The complaint said Steele concealed her firm’s sales efforts on behalf of BRS from her clients and from the broker-dealer with which she was affiliated at the time. She did so by submitting false documents, including letters, invoices and consulting agreements, the SEC said.
The sales efforts escalated even though Steele “knew that BRS was in dire financial condition” and began missing interest payments on its promissory notes.
“We allege that Steele took advantage of her own advisory clients, including clients whom she herself described as ‘two-pension, two Social Security families,’” said Antonia Chion, associate director of the SEC’s Division of Enforcement, in written comments. “Investment advisers must put their clients’ interests ahead of their own and make full and fair disclosure of financial conflicts of interest.”

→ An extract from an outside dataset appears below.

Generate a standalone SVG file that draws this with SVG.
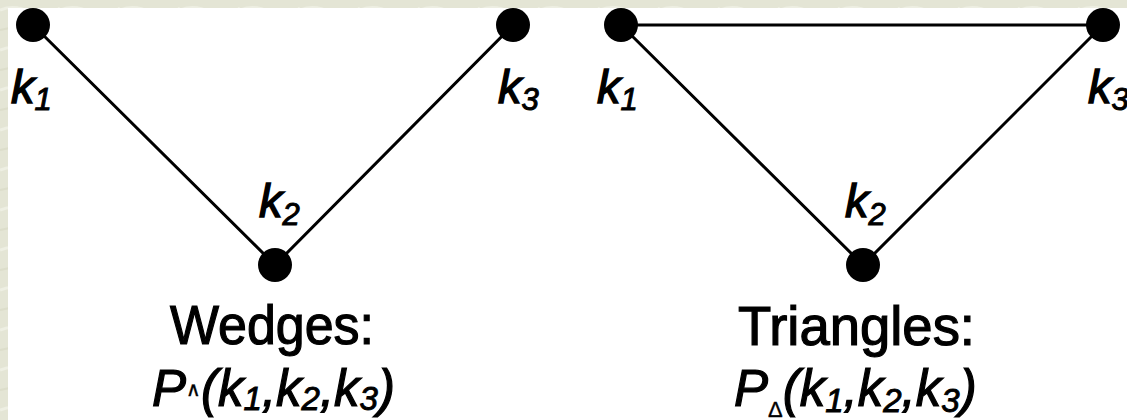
<svg xmlns="http://www.w3.org/2000/svg" width="1127" height="420" viewBox="0 0 1127 420">
  <style>
    .dot { fill: #000; }
    .edge { stroke: #000; stroke-width: 3; fill: none; stroke-linecap: round; }
    .lbl { font-family: "Liberation Sans", Arial, sans-serif; font-style: italic; font-size: 47px; fill: #000; stroke: #000; stroke-width: 1.4; }
    .sub { font-size: 31px; stroke-width: 1; }
    .cap { font-family: "Liberation Sans", Arial, sans-serif; font-size: 55px; fill: #000; stroke: #000; stroke-width: 1.2; }
    .form { font-family: "Liberation Sans", Arial, sans-serif; font-style: italic; font-size: 51px; fill: #000; stroke: #000; stroke-width: 1.2; }
    .fsub { font-size: 33px; stroke-width: 0.9; }
    .sym { font-style: normal; stroke-width: 0.4; }
  </style>
  <defs>
    <pattern id="tex" width="60" height="40" patternUnits="userSpaceOnUse">
      <rect width="60" height="40" fill="#e4e5d5"/>
      <path d="M0 10 Q15 4 30 12 T60 8" stroke="#eeefe3" stroke-width="3" fill="none"/>
      <path d="M0 30 Q20 24 35 32 T60 28" stroke="#dcddca" stroke-width="2" fill="none"/>
    </pattern>
  </defs>
  <rect x="0" y="0" width="1127" height="420" fill="url(#tex)"/>
  <rect x="8" y="8" width="1119" height="412" fill="#ffffff"/>

  <g id="connectors">
    <line class="edge" x1="33" y1="25" x2="275" y2="265"/>
    <line class="edge" x1="275" y1="265" x2="513" y2="25"/>
    <line class="edge" x1="621" y1="25" x2="1103" y2="25"/>
    <line class="edge" x1="621" y1="25" x2="863" y2="265"/>
    <line class="edge" x1="863" y1="265" x2="1103" y2="25"/>
  </g>

  <g id="wedge-k1">
    <circle class="dot" cx="33" cy="25" r="17"/>
    <text class="lbl" x="11" y="103">k<tspan class="sub" dy="7">1</tspan></text>
  </g>
  <g id="wedge-k2">
    <circle class="dot" cx="275" cy="265" r="17"/>
    <text class="lbl" x="259" y="217">k<tspan class="sub" dy="8">2</tspan></text>
  </g>
  <g id="wedge-k3">
    <circle class="dot" cx="513" cy="25" r="17"/>
    <text class="lbl" x="498" y="103">k<tspan class="sub" dy="7">3</tspan></text>
  </g>

  <g id="triangle-k1">
    <circle class="dot" cx="621" cy="25" r="17"/>
    <text class="lbl" x="597" y="103">k<tspan class="sub" dy="7">1</tspan></text>
  </g>
  <g id="triangle-k2">
    <circle class="dot" cx="863" cy="265" r="17"/>
    <text class="lbl" x="845" y="217">k<tspan class="sub" dy="8">2</tspan></text>
  </g>
  <g id="triangle-k3">
    <circle class="dot" cx="1103" cy="25" r="17"/>
    <text class="lbl" x="1088" y="103">k<tspan class="sub" dy="7">3</tspan></text>
  </g>

  <g id="wedge-caption">
    <text class="cap" x="170" y="344" textLength="204" lengthAdjust="spacingAndGlyphs">Wedges:</text>
    <text class="form" x="152" y="406">P<tspan class="sym" font-size="20" dy="-10">∧</tspan><tspan dy="10">(k</tspan><tspan class="fsub" dy="4">1</tspan><tspan dy="-4">,k</tspan><tspan class="fsub" dy="4">2</tspan><tspan dy="-4">,k</tspan><tspan class="fsub" dy="4">3</tspan><tspan dy="-4">)</tspan></text>
  </g>
  <g id="triangle-caption">
    <text class="cap" x="738" y="345" textLength="237" lengthAdjust="spacingAndGlyphs">Triangles:</text>
    <text class="form" x="734" y="406">P<tspan class="sym" font-size="22" dy="11">Δ</tspan><tspan dy="-11">(k</tspan><tspan class="fsub" dy="6">1</tspan><tspan dy="-6">,k</tspan><tspan class="fsub" dy="6">2</tspan><tspan dy="-6">,k</tspan><tspan class="fsub" dy="6">3</tspan><tspan dy="-6">)</tspan></text>
  </g>
</svg>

The complaint charges Steele and her firm with violating the antifraud and broker-dealer registration provisions of federal securities laws. The SEC is seeking disgorgement of ill-gotten gains with interest, penalties, and permanent injunctions.
Mark Maddox, an attorney with Maddox Hargett & Caruso P.C. and a former securities commissioner for Indiana, said he has represented numerous Steele clients who invested in the BRS securities.
“The investors I’ve seen have fallen into two categories: school teachers who Tammie may have known or worked with when she was a teacher, and women who Tammie played tennis with in a women’s league,” Maddox said in an email to IBJ. “The investments were highly risky, but portrayed to investors as very safe by Tammie.”
Maddox said some clients have recovered some of their losses by bringing Financial Industry Regulatory Authority arbitration cases against Steele.
Last month, arbitrators ordered Steele to pay $111,700 in compensatory damages plus interest and costs to Denise Fry and the Denise M. Fry Living Fry Trust, and $55,408 plus interest and costs to Donna Sullivan.
Steele also was told to pay Maddox legal fees of $58,000.
Steele did not immediately return a phone message left Monday afternoon. Steele's attorney, Robert Hartley of the law firm Frost Brown Todd, told Financial-Planning.com that she disagrees with the SEC’s allegations.